At the risk of sounding pessimistic, there is a time limit. I’m in America — we’re heading towards 20 trillion debt, which many spokespeople and offices have recognized as “unsurvivable”. I think everyone is only a couple years at most away from a big global collapse. No one will be interested in playing VB games then. It would be nice if I’m wrong, but it sure seems like stuff is building.

There are always rumors about games like DH, and Zero Racers, and Goldeneye existing as carts (or ROMS) in private hands; wish we could know if there really are. I knew for years that a real Faceball proto existed, I knew someone who knew the owner; and that very prototype gave us the games here on PVB.

Still, you’re right, all we can do is wait and hope.

(Sigh.)

retronintendonerd wrote:

I wanna kiss you right now! (don’t worry, I’m a woman lol) Screw making my own if I can get these printed now.

Very cool — I wonder how many other fans of “Virtual Boy” are girls! 🙂

You reminded me —I took a laser class in college; a couple classmates were also in the “computer design” class (I wanted to take that one!). They actually built a single 8080 computer board, had a serial port on it (nowadays the design has a USB port). Abdul from Saudi Arabia was trying to build his — I have never seen such horrible soldering! Cold joints, beads on leads not connected to the PCB pads, it was awful. I said, “Abdul, let me solder that for you.”

He said, “You’d do that for me?” I said, “Sure — I do that all day every day!” He said, “Oh if you would do that, I would kiss you!”

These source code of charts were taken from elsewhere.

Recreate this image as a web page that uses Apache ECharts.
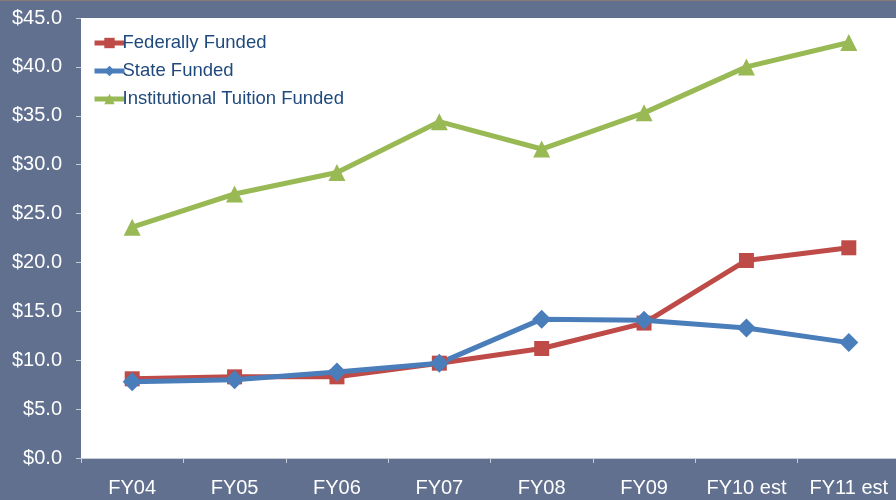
<!DOCTYPE html>
<html><head><meta charset="utf-8">
<script src="https://cdn.jsdelivr.net/npm/echarts@6/dist/echarts.min.js"></script>
<style>html,body{margin:0;padding:0;background:#61708e}#c{width:896px;height:500px}</style>
</head><body><div id="c"></div>
<script>
var categories = ['FY04','FY05','FY06','FY07','FY08','FY09','FY10 est','FY11 est'];
var federal = [8.1, 8.3, 8.3, 9.7, 11.2, 13.8, 20.2, 21.5];
var state = [7.8, 8.0, 8.8, 9.7, 14.2, 14.1, 13.3, 11.8];
var tuition = [23.6, 27.0, 29.2, 34.4, 31.6, 35.3, 40.0, 42.5];
var yTicks = {min: 0, max: 45, interval: 5};

var chart = echarts.init(document.getElementById('c'));
function ser(name, data, color, symbol, size){
  return {name: name, type: 'line', data: data, symbol: symbol, symbolSize: size,
    lineStyle: {color: color, width: 5}, itemStyle: {color: color},
    emphasis: {disabled: true}, animation: false};
}
chart.setOption({
  backgroundColor: '#61708e',
  animation: false,
  graphic: [
    {type: 'rect', shape: {x: 0, y: 0, width: 896, height: 1}, style: {fill: '#8a7a78'}}
  ],
  grid: {left: 81, width: 819, top: 18, height: 440, containLabel: false, outerBoundsMode: 'none',
    show: true, backgroundColor: '#ffffff', borderWidth: 0},
  legend: {
    orient: 'vertical', left: 87, top: 28, itemGap: 8, itemWidth: 30, itemHeight: 13,
    textStyle: {color: '#1f497d', fontSize: 18.5, lineHeight: 20, fontFamily: 'Liberation Sans, Arial', padding: [0,0,0,-7]},
    data: [
      {name: 'Federally Funded', lineStyle: {width: 5}},
      {name: 'State Funded', lineStyle: {width: 5}},
      {name: 'Institutional Tuition Funded', lineStyle: {width: 5}}
    ]
  },
  xAxis: {
    type: 'category', data: categories, boundaryGap: true,
    axisLine: {show: true, lineStyle: {color: '#c8ccd6', width: 1}},
    axisTick: {show: true, length: 5, lineStyle: {color: '#c8ccd6'}},
    axisLabel: {color: '#ffffff', fontSize: 20, fontFamily: 'Liberation Sans, Arial', margin: 20, interval: 0},
    splitLine: {show: false}
  },
  yAxis: {
    type: 'value', min: yTicks.min, max: yTicks.max, interval: yTicks.interval,
    axisLine: {show: false},
    axisTick: {show: true, length: 5, lineStyle: {color: '#c8ccd6'}},
    axisLabel: {color: '#ffffff', fontSize: 20, fontFamily: 'Liberation Sans, Arial', margin: 19,
      formatter: function(v){ return '$' + v.toFixed(1); }},
    splitLine: {show: false}
  },
  series: [
    ser('Federally Funded', federal, '#be4b48', 'rect', 15),
    ser('State Funded', state, '#4a7ebb', 'diamond', 19),
    ser('Institutional Tuition Funded', tuition, '#98b954', 'triangle', 17)
  ]
});
</script></body></html>
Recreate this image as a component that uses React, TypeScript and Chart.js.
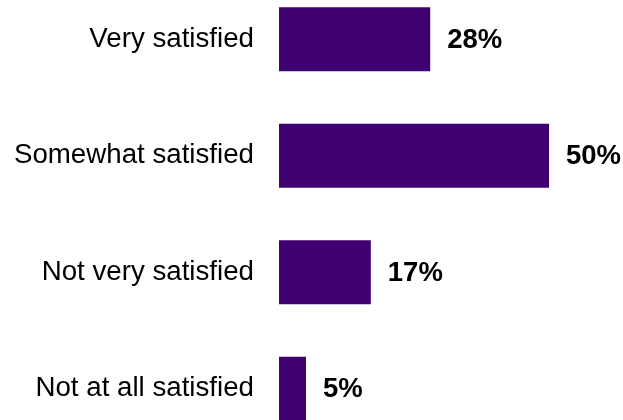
import React, { useEffect, useRef } from "react";
import { Chart, registerables } from "chart.js";

Chart.register(...registerables);

const categories = ["Very satisfied", "Somewhat satisfied", "Not very satisfied", "Not at all satisfied"];
const values = [28, 50, 17, 5];
const valueLabels = ["28%", "50%", "17%", "5%"];

const BAR_COLOR = "#3F0072";
const FONT = "'Liberation Sans', Arial, sans-serif";

const valueLabelPlugin = {
  id: "valueLabels",
  afterDatasetsDraw(chart: any) {
    const ctx = chart.ctx;
    const meta = chart.getDatasetMeta(0);
    ctx.save();
    ctx.font = `bold 27.5px ${FONT}`;
    ctx.fillStyle = "#000000";
    ctx.textAlign = "left";
    ctx.textBaseline = "middle";
    meta.data.forEach((bar: any, i: number) => {
      ctx.fillText(valueLabels[i], bar.x + 17, bar.y + 1);
    });
    ctx.restore();
  },
};

export default function App() {
  const canvasRef = useRef<HTMLCanvasElement | null>(null);

  useEffect(() => {
    if (!canvasRef.current) return;
    const chart = new Chart(canvasRef.current, {
      type: "bar",
      data: {
        labels: categories,
        datasets: [
          {
            data: values,
            backgroundColor: BAR_COLOR,
            borderWidth: 0,
            categoryPercentage: 1,
            barPercentage: 0.55,
          },
        ],
      },
      options: {
        indexAxis: "y",
        animation: false,
        responsive: true,
        maintainAspectRatio: false,
        layout: { padding: 0 },
        plugins: {
          legend: { display: false },
          tooltip: { enabled: false },
        },
        scales: {
          x: {
            display: false,
            min: 0,
            max: 63.7,
          },
          y: {
            grid: { display: false, drawTicks: false },
            border: { display: false },
            ticks: {
              color: "#000000",
              padding: 25,
              font: { family: FONT, size: 27.7 },
            },
            afterFit(scale: any) {
              scale.width = 279;
              scale.paddingTop = 0;
              scale.paddingBottom = 0;
            },
          },
        },
      },
      plugins: [valueLabelPlugin],
    });
    return () => chart.destroy();
  }, []);

  return (
    <div style={{ position: "fixed", left: 0, top: 0, width: 623, height: 420, overflow: "hidden", background: "#fff" }}>
      <div style={{ position: "absolute", left: 0, top: -19, width: 623, height: 466 }}>
        <canvas ref={canvasRef} />
      </div>
    </div>
  );
}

I said, “Tell you what; you promise not to kiss me, and I’ll do it!” The next class I handed him a fully assembled computer, all shiny and good solder joints! He was very happy.

Not to brag, two out of twenty two students’ boards worked the first time, with no trouble-shooting; his was one of them! 🙂

Please keep me posted if you have some printed, I would like a couple. And I guarantee you’d sell several others here!

retronintendonerd wrote:

Thanks for the advice and tips. Much appreciated. Are there really places that 3D print these parts? If you happen to know a link, could you share? Hell if I don’t have to go through the work of making my own, I definitely won’t lol. I haven’t decided which material I am using for the replacement piece yet since I haven’t yet received the stand. I want to get an actual feel for the plastic/material before I start this.

Minestorm (the genius making the “Flashboy” carts!) posted a computer model for printed clips, post 16:
http://www.planetvb.com/modules/newbb/viewtopic.php?post_id=20783#forumpost20783

Someone made a clip:
http://www.planetvb.com/modules/newbb/viewtopic.php?post_id=24674#forumpost24674

There are places you can go to have a part printed, often ABS (a denser and stronger variant of styrene). The original is likely made of it. I bet if a fab shop has minimums, you could have several parts printed and people here would buy some. I could use a couple myself!